-- begin --

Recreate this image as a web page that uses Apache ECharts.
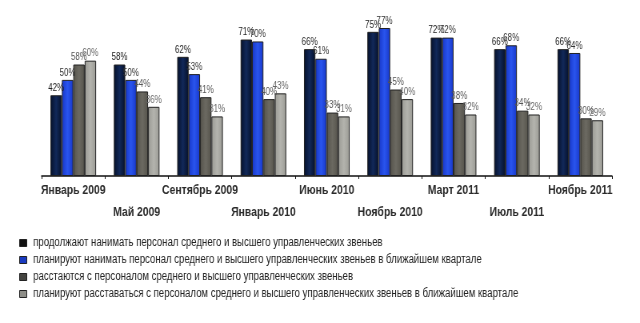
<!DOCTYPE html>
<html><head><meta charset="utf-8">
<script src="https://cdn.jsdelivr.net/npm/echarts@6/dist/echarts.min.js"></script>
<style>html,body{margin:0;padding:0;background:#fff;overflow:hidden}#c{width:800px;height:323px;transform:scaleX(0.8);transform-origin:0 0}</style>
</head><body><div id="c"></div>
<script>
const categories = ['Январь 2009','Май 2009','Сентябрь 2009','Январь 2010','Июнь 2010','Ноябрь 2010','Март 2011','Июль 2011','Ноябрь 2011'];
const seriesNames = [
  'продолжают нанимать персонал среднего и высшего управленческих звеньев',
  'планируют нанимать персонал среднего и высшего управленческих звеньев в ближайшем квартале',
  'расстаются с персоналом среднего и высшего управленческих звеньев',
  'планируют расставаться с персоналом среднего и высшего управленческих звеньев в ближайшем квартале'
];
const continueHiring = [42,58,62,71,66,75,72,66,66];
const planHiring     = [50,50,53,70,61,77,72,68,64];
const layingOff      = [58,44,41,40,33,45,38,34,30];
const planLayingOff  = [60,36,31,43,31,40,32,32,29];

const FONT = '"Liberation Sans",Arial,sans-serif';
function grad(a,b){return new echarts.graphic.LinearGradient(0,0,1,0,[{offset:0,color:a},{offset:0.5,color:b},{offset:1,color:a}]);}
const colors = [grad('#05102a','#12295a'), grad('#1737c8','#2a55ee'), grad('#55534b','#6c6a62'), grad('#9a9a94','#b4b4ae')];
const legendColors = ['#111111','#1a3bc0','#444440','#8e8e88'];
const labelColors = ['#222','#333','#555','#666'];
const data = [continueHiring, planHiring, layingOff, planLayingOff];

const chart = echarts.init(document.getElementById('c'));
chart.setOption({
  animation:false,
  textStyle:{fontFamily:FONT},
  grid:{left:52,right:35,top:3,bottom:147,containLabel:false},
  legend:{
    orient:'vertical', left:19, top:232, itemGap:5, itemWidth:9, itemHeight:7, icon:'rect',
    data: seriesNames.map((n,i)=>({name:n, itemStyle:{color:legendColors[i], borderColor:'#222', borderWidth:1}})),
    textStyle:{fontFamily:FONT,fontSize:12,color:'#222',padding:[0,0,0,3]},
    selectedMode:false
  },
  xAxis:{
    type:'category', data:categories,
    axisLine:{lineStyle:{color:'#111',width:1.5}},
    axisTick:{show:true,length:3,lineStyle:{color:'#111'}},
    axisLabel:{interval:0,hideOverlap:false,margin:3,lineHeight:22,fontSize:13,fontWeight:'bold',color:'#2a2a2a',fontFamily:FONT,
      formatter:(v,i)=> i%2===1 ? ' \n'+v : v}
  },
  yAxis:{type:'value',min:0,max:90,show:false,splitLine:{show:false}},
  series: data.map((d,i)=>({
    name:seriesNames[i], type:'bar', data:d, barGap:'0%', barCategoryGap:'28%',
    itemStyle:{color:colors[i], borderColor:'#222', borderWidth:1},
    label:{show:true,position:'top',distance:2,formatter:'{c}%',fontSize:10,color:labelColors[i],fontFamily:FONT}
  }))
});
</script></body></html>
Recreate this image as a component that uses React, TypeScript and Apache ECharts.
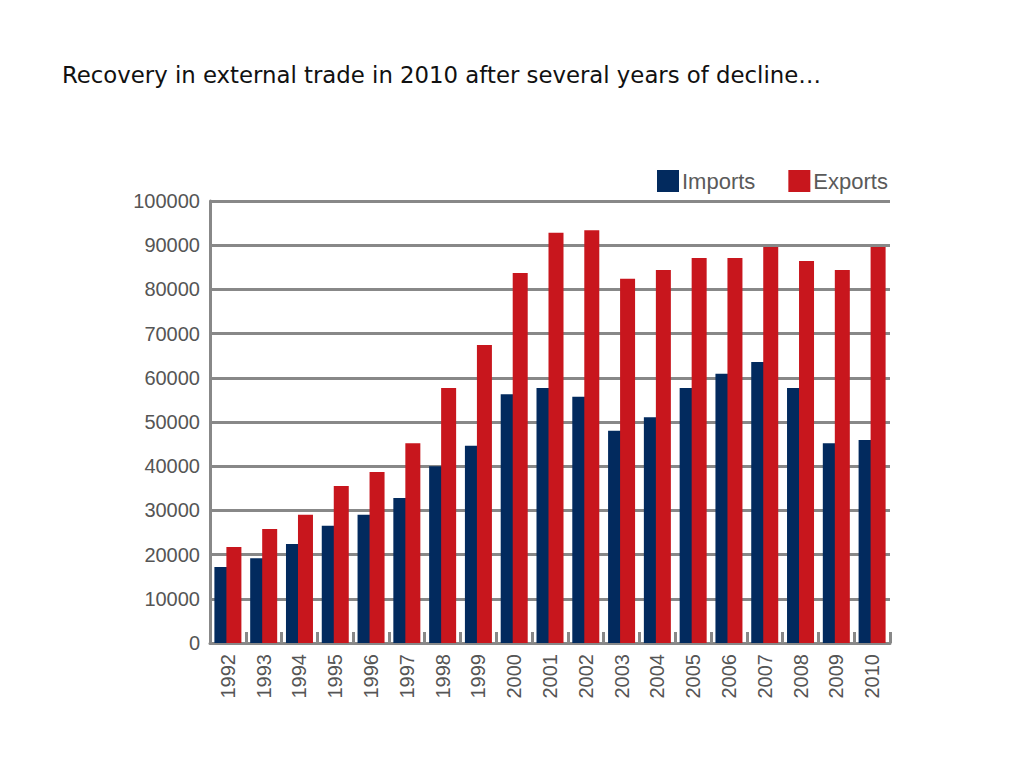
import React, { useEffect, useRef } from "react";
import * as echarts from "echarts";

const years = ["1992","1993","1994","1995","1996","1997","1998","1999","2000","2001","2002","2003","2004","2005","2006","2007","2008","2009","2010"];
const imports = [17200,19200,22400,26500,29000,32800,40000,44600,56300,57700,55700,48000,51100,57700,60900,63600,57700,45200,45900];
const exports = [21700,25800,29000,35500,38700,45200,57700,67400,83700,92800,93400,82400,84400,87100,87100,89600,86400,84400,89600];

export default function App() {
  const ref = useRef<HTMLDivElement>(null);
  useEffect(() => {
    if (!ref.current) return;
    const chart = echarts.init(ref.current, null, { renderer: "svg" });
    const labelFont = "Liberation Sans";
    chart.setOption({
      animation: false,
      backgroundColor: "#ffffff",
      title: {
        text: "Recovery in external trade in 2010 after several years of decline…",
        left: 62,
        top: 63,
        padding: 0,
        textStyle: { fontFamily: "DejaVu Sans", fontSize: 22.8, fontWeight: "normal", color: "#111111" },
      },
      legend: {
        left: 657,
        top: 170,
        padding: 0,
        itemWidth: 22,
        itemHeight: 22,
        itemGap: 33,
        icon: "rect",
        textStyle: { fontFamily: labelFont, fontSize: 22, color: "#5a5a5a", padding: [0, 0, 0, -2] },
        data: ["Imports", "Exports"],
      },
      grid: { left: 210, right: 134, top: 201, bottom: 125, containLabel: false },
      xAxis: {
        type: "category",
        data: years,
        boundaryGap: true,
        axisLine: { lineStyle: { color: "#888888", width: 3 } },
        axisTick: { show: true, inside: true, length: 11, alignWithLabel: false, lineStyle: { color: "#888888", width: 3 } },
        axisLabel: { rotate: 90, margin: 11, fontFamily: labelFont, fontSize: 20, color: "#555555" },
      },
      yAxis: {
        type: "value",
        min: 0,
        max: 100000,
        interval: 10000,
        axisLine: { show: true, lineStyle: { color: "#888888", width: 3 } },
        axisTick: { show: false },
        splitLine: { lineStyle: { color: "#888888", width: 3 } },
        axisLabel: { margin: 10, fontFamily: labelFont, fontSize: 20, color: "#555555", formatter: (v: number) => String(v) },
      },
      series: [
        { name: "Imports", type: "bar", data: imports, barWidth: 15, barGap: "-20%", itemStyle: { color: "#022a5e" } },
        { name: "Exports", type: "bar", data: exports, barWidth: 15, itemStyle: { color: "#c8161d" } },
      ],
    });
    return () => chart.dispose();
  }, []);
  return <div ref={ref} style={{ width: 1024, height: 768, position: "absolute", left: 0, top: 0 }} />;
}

-- end --

Repeat the material above verbatim, with no pictures in the output.

Recreate this image as a web page that uses Apache ECharts.
<!DOCTYPE html>
<html><head><meta charset="utf-8">
<script src="https://cdn.jsdelivr.net/npm/echarts@6/dist/echarts.min.js"></script>
<style>html,body{margin:0;padding:0;background:#fff;overflow:hidden}#c{width:800px;height:323px;transform:scaleX(0.8);transform-origin:0 0}</style>
</head><body><div id="c"></div>
<script>
const categories = ['Январь 2009','Май 2009','Сентябрь 2009','Январь 2010','Июнь 2010','Ноябрь 2010','Март 2011','Июль 2011','Ноябрь 2011'];
const seriesNames = [
  'продолжают нанимать персонал среднего и высшего управленческих звеньев',
  'планируют нанимать персонал среднего и высшего управленческих звеньев в ближайшем квартале',
  'расстаются с персоналом среднего и высшего управленческих звеньев',
  'планируют расставаться с персоналом среднего и высшего управленческих звеньев в ближайшем квартале'
];
const continueHiring = [42,58,62,71,66,75,72,66,66];
const planHiring     = [50,50,53,70,61,77,72,68,64];
const layingOff      = [58,44,41,40,33,45,38,34,30];
const planLayingOff  = [60,36,31,43,31,40,32,32,29];

const FONT = '"Liberation Sans",Arial,sans-serif';
function grad(a,b){return new echarts.graphic.LinearGradient(0,0,1,0,[{offset:0,color:a},{offset:0.5,color:b},{offset:1,color:a}]);}
const colors = [grad('#05102a','#12295a'), grad('#1737c8','#2a55ee'), grad('#55534b','#6c6a62'), grad('#9a9a94','#b4b4ae')];
const legendColors = ['#111111','#1a3bc0','#444440','#8e8e88'];
const labelColors = ['#222','#333','#555','#666'];
const data = [continueHiring, planHiring, layingOff, planLayingOff];

const chart = echarts.init(document.getElementById('c'));
chart.setOption({
  animation:false,
  textStyle:{fontFamily:FONT},
  grid:{left:52,right:35,top:3,bottom:147,containLabel:false},
  legend:{
    orient:'vertical', left:19, top:232, itemGap:5, itemWidth:9, itemHeight:7, icon:'rect',
    data: seriesNames.map((n,i)=>({name:n, itemStyle:{color:legendColors[i], borderColor:'#222', borderWidth:1}})),
    textStyle:{fontFamily:FONT,fontSize:12,color:'#222',padding:[0,0,0,3]},
    selectedMode:false
  },
  xAxis:{
    type:'category', data:categories,
    axisLine:{lineStyle:{color:'#111',width:1.5}},
    axisTick:{show:true,length:3,lineStyle:{color:'#111'}},
    axisLabel:{interval:0,hideOverlap:false,margin:3,lineHeight:22,fontSize:13,fontWeight:'bold',color:'#2a2a2a',fontFamily:FONT,
      formatter:(v,i)=> i%2===1 ? ' \n'+v : v}
  },
  yAxis:{type:'value',min:0,max:90,show:false,splitLine:{show:false}},
  series: data.map((d,i)=>({
    name:seriesNames[i], type:'bar', data:d, barGap:'0%', barCategoryGap:'28%',
    itemStyle:{color:colors[i], borderColor:'#222', borderWidth:1},
    label:{show:true,position:'top',distance:2,formatter:'{c}%',fontSize:10,color:labelColors[i],fontFamily:FONT}
  }))
});
</script></body></html>
Recreate this image as a component that uses React, TypeScript and Apache ECharts.
import React, { useEffect, useRef } from "react";
import * as echarts from "echarts";

const years = ["1992","1993","1994","1995","1996","1997","1998","1999","2000","2001","2002","2003","2004","2005","2006","2007","2008","2009","2010"];
const imports = [17200,19200,22400,26500,29000,32800,40000,44600,56300,57700,55700,48000,51100,57700,60900,63600,57700,45200,45900];
const exports = [21700,25800,29000,35500,38700,45200,57700,67400,83700,92800,93400,82400,84400,87100,87100,89600,86400,84400,89600];

export default function App() {
  const ref = useRef<HTMLDivElement>(null);
  useEffect(() => {
    if (!ref.current) return;
    const chart = echarts.init(ref.current, null, { renderer: "svg" });
    const labelFont = "Liberation Sans";
    chart.setOption({
      animation: false,
      backgroundColor: "#ffffff",
      title: {
        text: "Recovery in external trade in 2010 after several years of decline…",
        left: 62,
        top: 63,
        padding: 0,
        textStyle: { fontFamily: "DejaVu Sans", fontSize: 22.8, fontWeight: "normal", color: "#111111" },
      },
      legend: {
        left: 657,
        top: 170,
        padding: 0,
        itemWidth: 22,
        itemHeight: 22,
        itemGap: 33,
        icon: "rect",
        textStyle: { fontFamily: labelFont, fontSize: 22, color: "#5a5a5a", padding: [0, 0, 0, -2] },
        data: ["Imports", "Exports"],
      },
      grid: { left: 210, right: 134, top: 201, bottom: 125, containLabel: false },
      xAxis: {
        type: "category",
        data: years,
        boundaryGap: true,
        axisLine: { lineStyle: { color: "#888888", width: 3 } },
        axisTick: { show: true, inside: true, length: 11, alignWithLabel: false, lineStyle: { color: "#888888", width: 3 } },
        axisLabel: { rotate: 90, margin: 11, fontFamily: labelFont, fontSize: 20, color: "#555555" },
      },
      yAxis: {
        type: "value",
        min: 0,
        max: 100000,
        interval: 10000,
        axisLine: { show: true, lineStyle: { color: "#888888", width: 3 } },
        axisTick: { show: false },
        splitLine: { lineStyle: { color: "#888888", width: 3 } },
        axisLabel: { margin: 10, fontFamily: labelFont, fontSize: 20, color: "#555555", formatter: (v: number) => String(v) },
      },
      series: [
        { name: "Imports", type: "bar", data: imports, barWidth: 15, barGap: "-20%", itemStyle: { color: "#022a5e" } },
        { name: "Exports", type: "bar", data: exports, barWidth: 15, itemStyle: { color: "#c8161d" } },
      ],
    });
    return () => chart.dispose();
  }, []);
  return <div ref={ref} style={{ width: 1024, height: 768, position: "absolute", left: 0, top: 0 }} />;
}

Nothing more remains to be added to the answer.